The basic words category, for instance, lists 42 phrases and sentences ranging from "Yes" to "Where is the bathroom?" Each of these is shown in English, kanji/kana (usually), and romaji. Unfortunately, only those in the basic words category have sound files in both English and Japanese. In the remaining six sections, you can only hear the English
phrases. (In most other languages, both the English phrases and their equivalent foreign language phrases have sound files.) That's unfortunate, because otherwise the pages are excellent. Nonetheless, this is a valuable site, since it covers many words and phrases that are useful when traveling.
Structured Learning: Japanese Courses at MIT
If you want formally structured Japanese lessons, visit the MIT Japanese Language Curriculum Materials, courtesy of the Massachusetts Institute of Technology.

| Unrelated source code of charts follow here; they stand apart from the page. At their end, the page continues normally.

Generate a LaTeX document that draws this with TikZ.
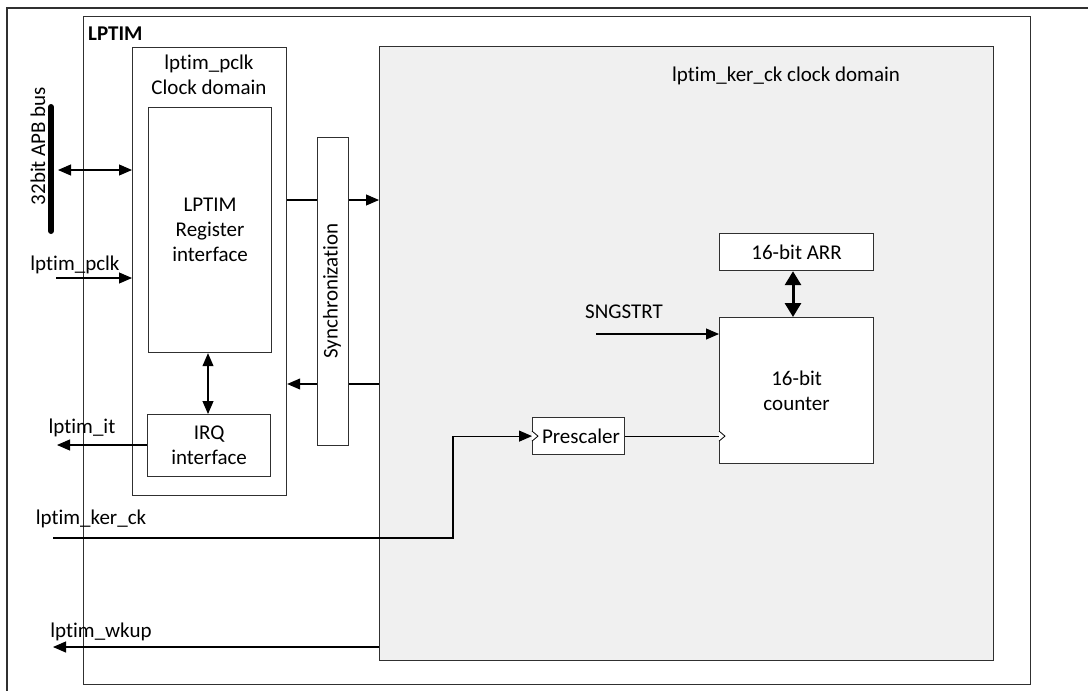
\documentclass[tikz,border=0pt]{standalone}
\usepackage{fontspec}
\setmainfont[Ligatures={NoCommon}]{Carlito}
\usetikzlibrary{arrows.meta}
\definecolor{lgray}{HTML}{F0F0F0}
\definecolor{edge}{HTML}{303030}
\begin{document}
\begin{tikzpicture}[x=1pt,y=-1pt,
  every node/.style={font=\fontsize{21}{25}\selectfont, text=black},
  blk/.style={draw=edge, line width=1.2pt, fill=white, anchor=north west, inner sep=0pt, align=center},
  wire/.style={draw=black, line width=1.1pt},
  arr/.style={wire, -{Triangle[length=13pt,width=11pt]}},
  darr/.style={wire, {Triangle[length=13pt,width=11pt]}-{Triangle[length=13pt,width=11pt]}},
  lbl/.style={inner sep=0pt}
]
\useasboundingbox (0,0) rectangle (1088,691);
% outer frame
\draw[edge, line width=1.2pt] (7,691) -- (7,8) -- (1088,8);
% LPTIM box
\node[blk, minimum width=947pt, minimum height=668pt] (lptim) at (83,16) {};
\node[lbl, anchor=west, font=\fontsize{21}{25}\selectfont\bfseries] (lptimlbl) at (88,34) {LPTIM};
% kernel clock domain
\node[blk, fill=lgray, minimum width=614pt, minimum height=614pt] (ker) at (379,46) {};
\node[lbl] (kerlbl) at (786,76) {lptim\_ker\_ck clock domain};
% pclk domain
\node[blk, minimum width=154pt, minimum height=448pt] (pclk) at (132,47) {};
\node[lbl, align=center] (pclklbl) at (209,75) {lptim\_pclk\\Clock domain};
\node[blk, minimum width=123pt, minimum height=245pt] (reg) at (148,107) {LPTIM\\Register\\interface};
\node[blk, minimum width=123pt, minimum height=62pt] (irq) at (147,414) {IRQ\\interface};
% synchronization
\node[blk, minimum width=31pt, minimum height=308pt] (sync) at (317,137) {};
\node[lbl, rotate=90] (synclbl) at (332,291) {Synchronization};
% kernel blocks
\node[blk, minimum width=154pt, minimum height=37pt] (arr) at (719,233) {16-bit ARR};
\node[blk, minimum width=154pt, minimum height=146pt] (cnt) at (719,317) {16-bit\\counter};
\node[blk, minimum width=92pt, minimum height=37pt] (pre) at (532,417) {};
\node[lbl] (prelbl) at (581,436) {Prescaler};
\node[lbl] (sng) at (624,312) {SNGSTRT};
% APB bus
\draw[line width=6pt, line cap=round] (51,107) -- (51,231);
\node[lbl, rotate=90] (buslbl) at (38,146) {32bit APB bus};
% external labels
\node[lbl] (pclkin) at (75,265) {lptim\_pclk};
\node[lbl] (itlbl) at (82,428) {lptim\_it};
\node[lbl] (kerin) at (91,519) {lptim\_ker\_ck};
\node[lbl] (wklbl) at (101,632) {lptim\_wkup};
% coordinates
\coordinate (busR) at (58,170);
\coordinate (pclkS) at (56,278);
\coordinate (itE) at (57,445);
\coordinate (kerS) at (53,538);
\coordinate (kerC) at (453,538);
\coordinate (wkE) at (53,647);
\coordinate (sngS) at (596,334);
% connectors
\draw[darr] (busR) -- (busR -| pclk.west);
\draw[arr] (pclkS) -- (pclkS -| pclk.west);
\draw[wire] (pclk.east |- 0,200) -- (sync.west |- 0,200);
\draw[arr] (sync.east |- 0,200) -- (ker.west |- 0,200);
\draw[wire] (ker.west |- 0,384) -- (sync.east |- 0,384);
\draw[arr] (sync.west |- 0,384) -- (pclk.east |- 0,384);
\draw[darr] (reg.south -| 208,0) -- (irq.north -| 208,0);
\draw[arr] (irq.west |- itE) -- (itE);
\draw[arr] (kerS) -- (kerC) -- (kerC |- pre.west) -- (pre.west);
\draw[wire] (pre.east) -- (pre.east -| cnt.west);
\draw[arr] (sngS) -- (sngS -| cnt.west);
\draw[line width=3pt, {Triangle[length=14pt,width=16pt]}-{Triangle[length=14pt,width=16pt]}] (arr.south -| 793,0) -- (cnt.north -| 793,0);
\draw[arr] (ker.west |- wkE) -- (wkE);
% clock triangles
\draw[line width=0.8pt, fill=white] (pre.west) ++(0,-5) -- ++(6,5) -- ++(-6,5);
\draw[line width=0.8pt, fill=white] (pre.east -| cnt.west) ++(0,-5) -- ++(6,5) -- ++(-6,5);
\end{tikzpicture}
\end{document}
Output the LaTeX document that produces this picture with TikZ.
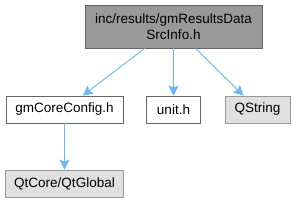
\documentclass[tikz,border=0pt]{standalone}
\usepackage{fontspec}
\setmainfont{Liberation Sans}
\usetikzlibrary{arrows.meta}
\definecolor{edgeblue}{HTML}{63B8FF}
\definecolor{darkbox}{HTML}{999999}
\definecolor{lightbox}{HTML}{E0E0E0}
\begin{document}
\begin{tikzpicture}[
      x=1pt, y=-1pt,
      file/.style={draw=black!60, fill=white, line width=0.8pt, minimum height=27pt, inner sep=0pt, font=\fontsize{13.5}{15.5}\selectfont},
      sysfile/.style={file, draw=black!40, fill=lightbox},
      main/.style={file, fill=darkbox, align=center},
      dep/.style={-{Stealth[length=10pt,width=10pt,inset=2pt]}, draw=edgeblue, line width=0.9pt}
    ]
    \useasboundingbox (0,0) rectangle (296,203);
    % Header itself
    \node[main, minimum width=177pt, minimum height=43pt] (src) at (173.5,26.5) {inc/results/gmResultsData\\SrcInfo.h};

    % Direct includes
    \node[file, minimum width=117pt] (cfg) at (64.5,109.5) {gmCoreConfig.h};
    \node[file, minimum width=54pt] (unit) at (173.5,109.5) {unit.h};
    \node[sysfile, minimum width=65pt] (qstr) at (257.5,109.5) {QString};

    % Included by gmCoreConfig.h
    \node[sysfile, minimum width=118pt] (qglob) at (64.5,183.5) {QtCore/QtGlobal};

    \draw[dep] (src) -- (cfg);
    \draw[dep] (src) -- (unit);
    \draw[dep] (src) -- (qstr);
    \draw[dep] (cfg) -- (qglob);
  \end{tikzpicture}
\end{document}
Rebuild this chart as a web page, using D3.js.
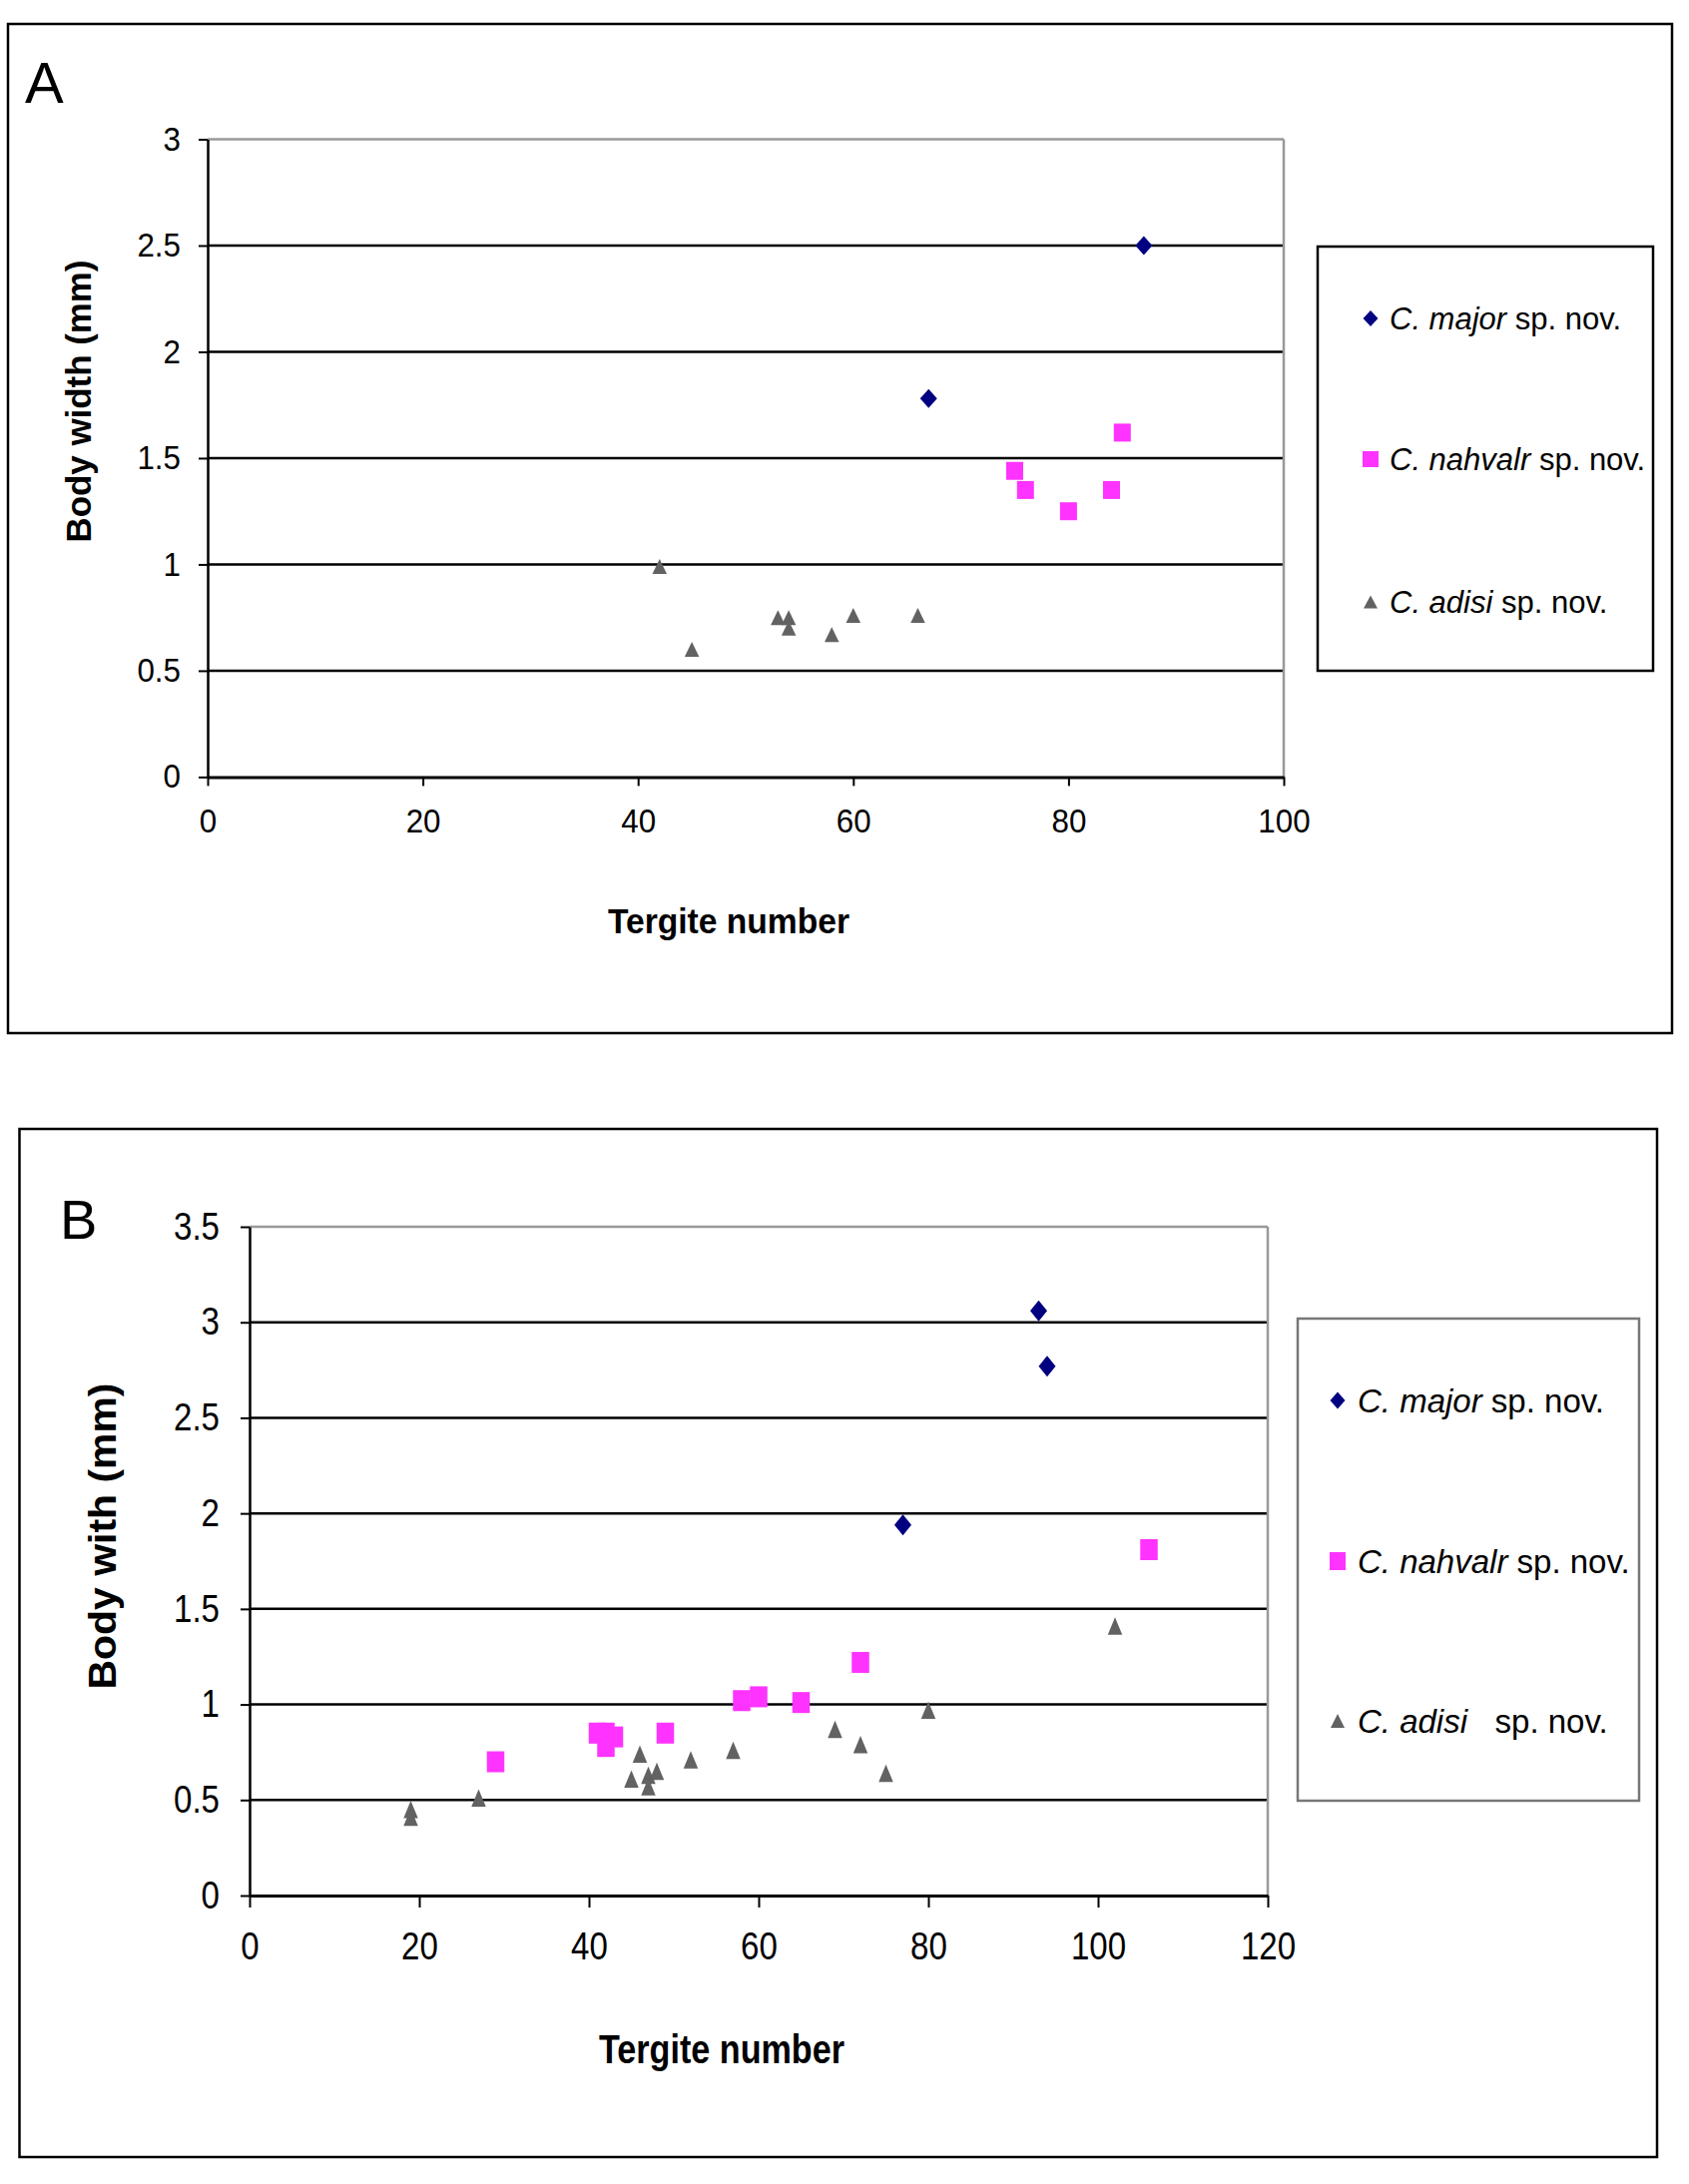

MIT makes available to the Internet community most of the materials it uses in the first four semesters of Japanese language study. The materials are contained in some 20 lessons, and include comprehension questions and answers. Many of the pages can be read in a "dictionary linked version": a glossary appears in a right-side frame, and clicking on a word in the text moves that word to top of the glossary frame. If you complete the four introductory and intermediate courses presented here, you will have mastered about 300 kanji, in addition to hiragana and katakana.
On the downside, these pages are strictly text-based, and include no animated GIFs or sound files. And for the beginner, using and understanding the site is no mean feat -- you don't get the spoon-fed treatment of Kids Web Japan. Nevertheless, the reading materials provided offer an enormous amount of useful information to online Japanese learners.